Good things in my neighbourhood

So, a client says to me, just as an aside, “why is it that we go on holiday to get away from where we live and the people who live where we holiday are going somewhere else for theirs?”

The idea of needing to get away would suggest that where we are is never really good enough. I get it that the act of taking a break, of doing something different, is stimulating and often relaxing but the question got me thinking about do we appreciate where we are and what we have? Are we able to enjoy the space that we live in?

I am reminded of the amount of time when Rie and I have been driving around Europe and have been spellbound by views and vistas. Yet there are many times when we have noted that we have views like this where we live. There is a beach on an island in the Florida Quays that people go to every evening to watch and marvel at the sunset. It’s a lovely sunset. But, when I watch the sun going down over Hilbre Island and the Welsh coast I am stunned on a daily basis.

I live on a peninsula named Wirral. It is known as the insular peninsula mainly because people, once they arrive, never leave. I know many people born in Wirral that have never travelled anywhere else, not even for a holiday. I note that those that do manage to leave often return after a few years as though they have been drawn back by some invisible elastic umbilicus that will not let them truly leave.
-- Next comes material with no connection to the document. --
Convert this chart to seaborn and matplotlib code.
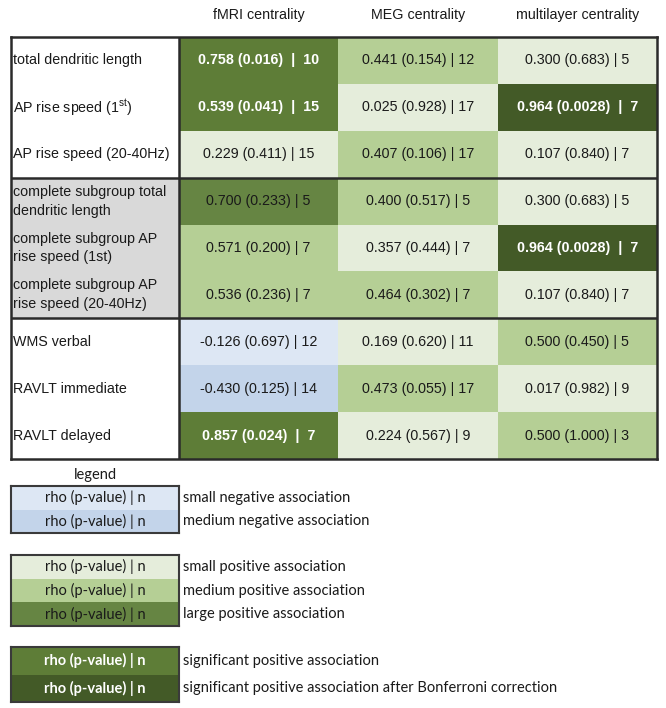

Wirral sticks out into the sea with estuaries either side. There is the river Mersey between Wirral and Liverpool and the River Dee between Wirral and Wales. Both estuaries empty into the sea so at the top end of Wirral there are beaches, and all the fun of the holiday trade. There seems to be a balance here of industry, residential and holiday occupation and accommodation.

Where do you live?
How well do you know your own area? What do you know about its history? The month on May is local community and history month, maybe a good time to get to know where you live?

I have lived all over the world and only came to Wirral with work and stayed because of Rie, and now I can’t think of a better place to live. Like most of the British I feel that the weather could be warmer and that the sun could shine some more but all in all, I live in heaven. Within minutes I can stroll down to the beach. In twenty minutes I can be through the tunnel and in the centre of Liverpool. In twenty-five minutes I can be in Chester and in forty minutes into the mountains of Wales. The motorway system that runs through the middle of Wirral connects us to the rest of the UK and through to Europe.

Once I became interested in the Wirral and began to look around it I found places that are gems. There are areas of richness and poverty, areas of beauty and the not so beautiful. I discovered that Paul Hollywood’s dad had a bakers in Wirral, that Lillie Savage was brought up here and Wirral has been home to Ian Astbury, Ian Botham, Chris Boardman, Fiona Bruce, Elvis Costello, Dixie Dean, Daniel Craig, Chris Farrell, Austin Healey, Paul Hollywood, Simon Rimmer, Eric Idle, Paul O’Grady, John Peel, Patricia Routledge, Harold Wilson, Glenda Jackson, the list goes on forever. And there was a Viking parliament in a place called Thingwall apparently a corruption on Ing meaning assembly and Voll meaning field- Amazing.

Anyway, I digress. My advice to you is to get to know where you are. Don’t become blind to what is around you and certainly enjoy your holidays in foreign parts but maybe begin to understand why people from other parts of the world might like to come to where you live for their annual holiday.